Retype the data exactly, from its first line to the line containing "minimum width=199.5pt, minimum", including both, and skip any picture.
— start of Provided material —
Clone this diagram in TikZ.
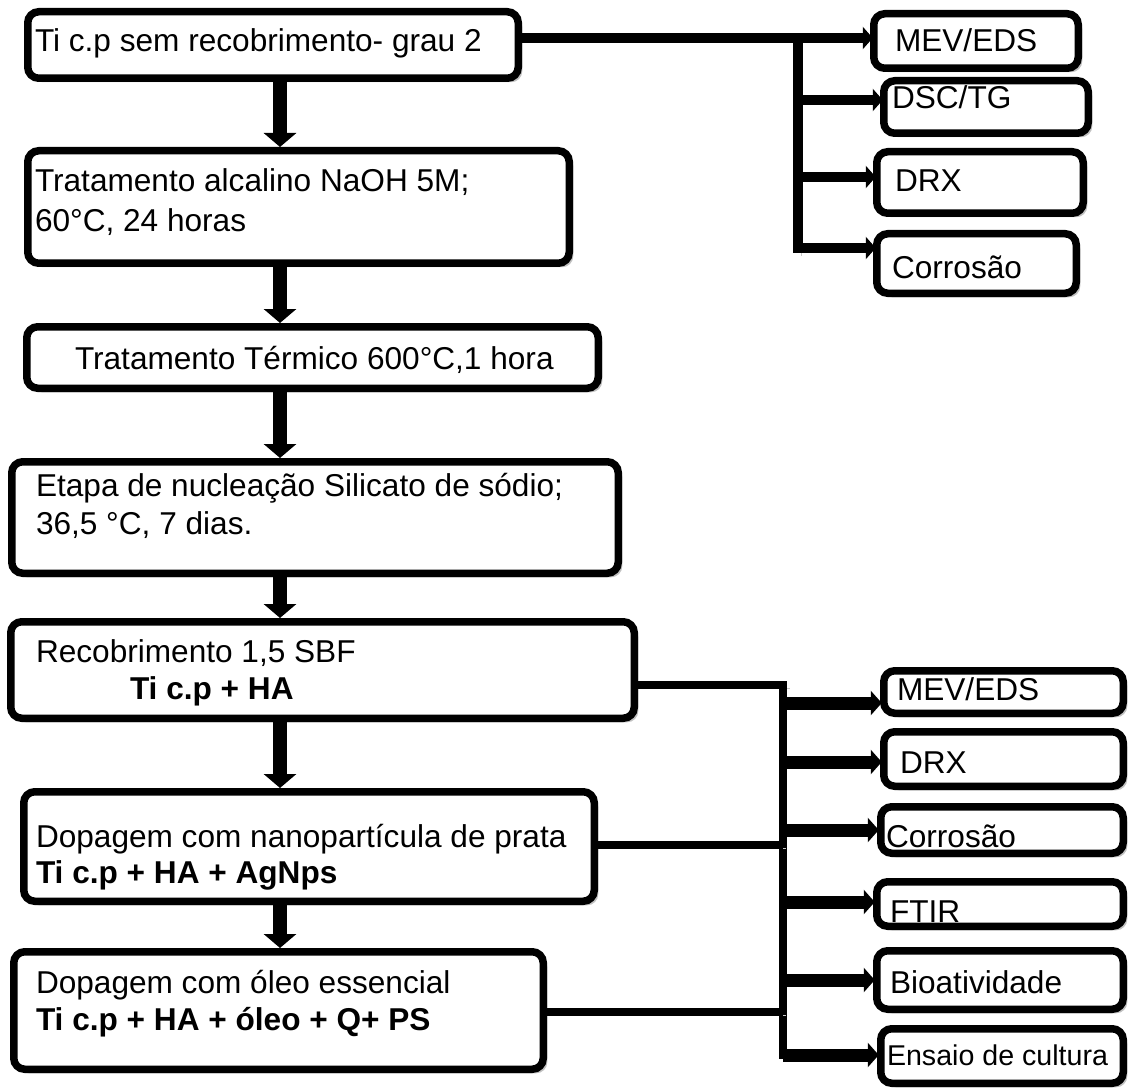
\documentclass[tikz,border=0pt]{standalone}
\usepackage{fontspec}
\setmainfont{Liberation Sans}
\usetikzlibrary{arrows.meta,shadows}
\begin{document}
\begin{tikzpicture}[x=1pt,y=-1pt,
  box/.style={draw=black, line width=7.5pt, rounded corners=11pt, fill=white, inner sep=0pt, outer sep=0pt,
    drop shadow={shadow xshift=4pt, shadow yshift=-4pt, fill=black!35, opacity=0.7}},
  lbl/.style={anchor=base west, inner sep=0pt, outer sep=0pt, font=\fontsize{31.6}{37}\selectfont},
  blbl/.style={lbl, font=\fontsize{31.6}{37}\selectfont\bfseries},
  slbl/.style={lbl, font=\fontsize{28.6}{34}\selectfont},
  lshadow/.style={preaction={draw=black!22, transform canvas={xshift=3pt,yshift=-3pt}}},
  mainarrow/.style={line width=14pt, -{Triangle[width=32pt,length=14pt]}},
  toparrow/.style={line width=10pt, -{Triangle[width=22pt,length=10pt]}},
  lowarrow/.style={line width=13pt, -{Triangle[width=24pt,length=11pt]}},
  topline/.style={line width=10pt, lshadow},
  lowline/.style={line width=8pt, lshadow}]
\useasboundingbox (0,0) rectangle (1129,1091);

% main column boxes
\node[box, minimum width=490.5pt, minimum height=66.5pt] (b1) at (273,45) {};
\node[box, minimum width=541.5pt, minimum height=112.5pt] (b2) at (298.5,207) {};
\node[box, minimum width=571.5pt, minimum height=61.5pt] (b3) at (312.5,357.5) {};
\node[box, minimum width=606.5pt, minimum height=111.5pt] (b4) at (315,517.5) {};
\node[box, minimum width=623.5pt, minimum height=96.5pt] (b5) at (322.5,670) {};
\node[box, minimum width=570.5pt, minimum height=109.5pt] (b6) at (309,846.5) {};
\node[box, minimum width=529.5pt, minimum height=117.5pt] (b7) at (278.5,1010.5) {};

% right top boxes
\node[box, minimum width=204.5pt, minimum height=54.5pt] (r1) at (976,41) {};
\node[box, minimum width=204.5pt, minimum height=52.5pt] (r2) at (986,107) {};
\node[box, minimum width=206.5pt, minimum height=61.5pt] (r3) at (980,182.5) {};
\node[box, minimum width=199.5pt, minimum height=59.5pt] (r4) at (976.5,263.5) {};

% right lower boxes
\node[box, minimum width=239.5pt, minimum height=42.5pt] (s1) at (1003.5,692) {};
\node[box, minimum width=239.5pt, minimum height=54.5pt] (s2) at (1003.5,759) {};
\node[box, minimum width=242.5pt, minimum height=46.5pt] (s3) at (1002,830) {};
\node[box, minimum width=246.5pt, minimum height=44.5pt] (s4) at (1000,904) {};
\node[box, minimum width=246.5pt, minimum height=58.5pt] (s5) at (1000,980) {};
\node[box, minimum width=242.5pt, minimum height=54.5pt] (s6) at (1002,1056) {};

% main vertical arrows
\coordinate (ax) at (280,0);
\draw[mainarrow] (b1.south -| ax) -- ([yshift=3.75pt]b2.north -| ax);
\draw[mainarrow] (b2.south -| ax) -- ([yshift=3.75pt]b3.north -| ax);
\draw[mainarrow] (b3.south -| ax) -- ([yshift=3.75pt]b4.north -| ax);
\draw[mainarrow] (b4.south -| ax) -- ([yshift=3.75pt]b5.north -| ax);
\draw[mainarrow] (b5.south -| ax) -- ([yshift=3.75pt]b6.north -| ax);
\draw[mainarrow] (b6.south -| ax) -- ([yshift=3.75pt]b7.north -| ax);

% top branch
\coordinate (j1) at (798,38);
\coordinate (j2) at (798,100);
\coordinate (j3) at (798,177);
\coordinate (j4) at (798,248);
\coordinate (j5) at (798,253);
\draw[topline] (j1) -- (j5);
\draw[toparrow] (b1.east |- j1) -- ([xshift=-1pt]r1.west |- j1);
\draw[toparrow] (j2) -- ([xshift=-1pt]r2.west |- j2);
\draw[toparrow] (j3) -- ([xshift=-1pt]r3.west |- j3);
\draw[toparrow] (j4) -- ([xshift=-1pt]r4.west |- j4);

% lower branch
\coordinate (m1) at (783,685);
\coordinate (m2) at (783,845);
\coordinate (m3) at (783,1012);
\coordinate (m4) at (783,1059);
\coordinate (n1) at (783,703);
\coordinate (n2) at (783,762);
\coordinate (n3) at (783,830);
\coordinate (n4) at (783,902);
\coordinate (n5) at (783,980);
\coordinate (n6) at (783,1055);
\draw[lowline] (m1) -- (m4);
\draw[lowline] (b5.east |- m1) -- ([xshift=4pt]m1);
\draw[lowline] (b6.east |- m2) -- (m2);
\draw[lowline] (b7.east |- m3) -- (m3);
\draw[lowarrow] (n1) -- ([xshift=-2pt]s1.west |- n1);
\draw[lowarrow] (n2) -- ([xshift=-2pt]s2.west |- n2);
\draw[lowarrow] (n3) -- ([xshift=-2pt]s3.west |- n3);
\draw[lowarrow] (n4) -- ([xshift=-2pt]s4.west |- n4);
\draw[lowarrow] (n5) -- ([xshift=-2pt]s5.west |- n5);
\draw[lowarrow] (n6) -- ([xshift=-2pt]s6.west |- n6);

% labels
\node[lbl] (t1) at (35,52) {Ti c.p sem recobrimento- grau 2};
\node[lbl] (t2a) at (35,192) {Tratamento alcalino NaOH 5M;};
\node[lbl] (t2b) at (35,232) {60°C, 24 horas};
\node[lbl] (t3) at (75,369) {Tratamento Térmico 600°C,1 hora};
\node[lbl] (t4a) at (36,496) {Etapa de nucleação Silicato de sódio;};
\node[lbl] (t4b) at (36,534) {36,5 °C, 7 dias.};
\node[lbl] (t5a) at (36,662) {Recobrimento 1,5 SBF};
\node[blbl] (t5b) at (130,699) {Ti c.p + HA};
\node[lbl] (t6a) at (36,847) {Dopagem com nanopartícula de prata};
\node[blbl] (t6b) at (36,883) {Ti c.p + HA + AgNps};
\node[lbl] (t7a) at (36,993) {Dopagem com óleo essencial};
\node[blbl] (t7b) at (36,1030) {Ti c.p + HA + óleo + Q+ PS};

\node[lbl] (u1) at (895,52) {MEV/EDS};
\node[lbl] (u2) at (892,109) {DSC/TG};
\node[lbl] (u3) at (895,192) {DRX};
\node[lbl] (u4) at (892,278) {Corrosão};

\node[lbl] (v1) at (897,700) {MEV/EDS};
\node[lbl] (v2) at (900,773) {DRX};
\node[lbl] (v3) at (886,847) {Corrosão};
\node[lbl] (v4) at (890,922) {FTIR};
\node[lbl] (v5) at (890,993) {Bioatividade};
\node[slbl] (v6) at (887,1065) {Ensaio de cultura};
\end{tikzpicture}
\end{document}
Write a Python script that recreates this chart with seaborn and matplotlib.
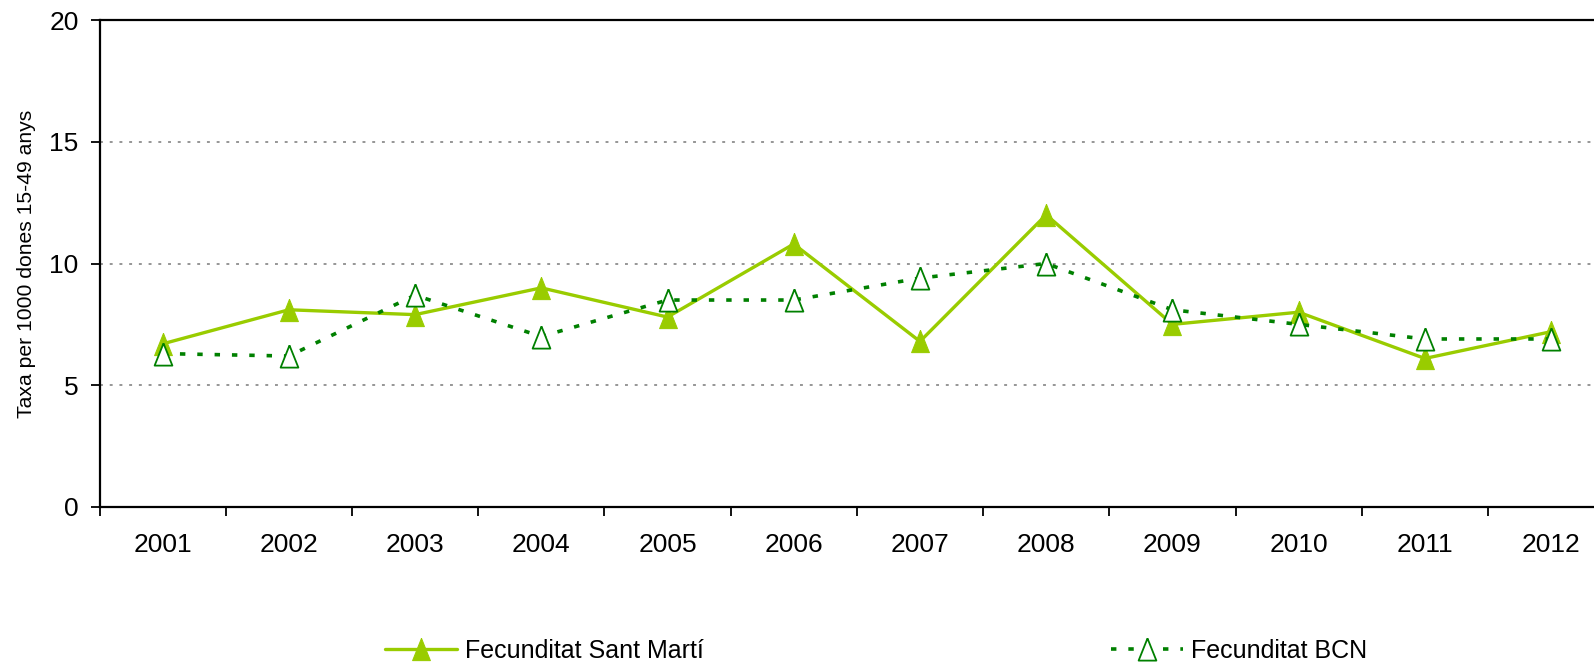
— end of Provided material —
◆ **Result for this exercise**
Clone this diagram in TikZ.
\documentclass[tikz,border=0pt]{standalone}
\usepackage{fontspec}
\setmainfont{Liberation Sans}
\usetikzlibrary{arrows.meta,shadows}
\begin{document}
\begin{tikzpicture}[x=1pt,y=-1pt,
  box/.style={draw=black, line width=7.5pt, rounded corners=11pt, fill=white, inner sep=0pt, outer sep=0pt,
    drop shadow={shadow xshift=4pt, shadow yshift=-4pt, fill=black!35, opacity=0.7}},
  lbl/.style={anchor=base west, inner sep=0pt, outer sep=0pt, font=\fontsize{31.6}{37}\selectfont},
  blbl/.style={lbl, font=\fontsize{31.6}{37}\selectfont\bfseries},
  slbl/.style={lbl, font=\fontsize{28.6}{34}\selectfont},
  lshadow/.style={preaction={draw=black!22, transform canvas={xshift=3pt,yshift=-3pt}}},
  mainarrow/.style={line width=14pt, -{Triangle[width=32pt,length=14pt]}},
  toparrow/.style={line width=10pt, -{Triangle[width=22pt,length=10pt]}},
  lowarrow/.style={line width=13pt, -{Triangle[width=24pt,length=11pt]}},
  topline/.style={line width=10pt, lshadow},
  lowline/.style={line width=8pt, lshadow}]
\useasboundingbox (0,0) rectangle (1129,1091);

% main column boxes
\node[box, minimum width=490.5pt, minimum height=66.5pt] (b1) at (273,45) {};
\node[box, minimum width=541.5pt, minimum height=112.5pt] (b2) at (298.5,207) {};
\node[box, minimum width=571.5pt, minimum height=61.5pt] (b3) at (312.5,357.5) {};
\node[box, minimum width=606.5pt, minimum height=111.5pt] (b4) at (315,517.5) {};
\node[box, minimum width=623.5pt, minimum height=96.5pt] (b5) at (322.5,670) {};
\node[box, minimum width=570.5pt, minimum height=109.5pt] (b6) at (309,846.5) {};
\node[box, minimum width=529.5pt, minimum height=117.5pt] (b7) at (278.5,1010.5) {};

% right top boxes
\node[box, minimum width=204.5pt, minimum height=54.5pt] (r1) at (976,41) {};
\node[box, minimum width=204.5pt, minimum height=52.5pt] (r2) at (986,107) {};
\node[box, minimum width=206.5pt, minimum height=61.5pt] (r3) at (980,182.5) {};
\node[box, minimum width=199.5pt, minimum height=59.5pt] (r4) at (976.5,263.5) {};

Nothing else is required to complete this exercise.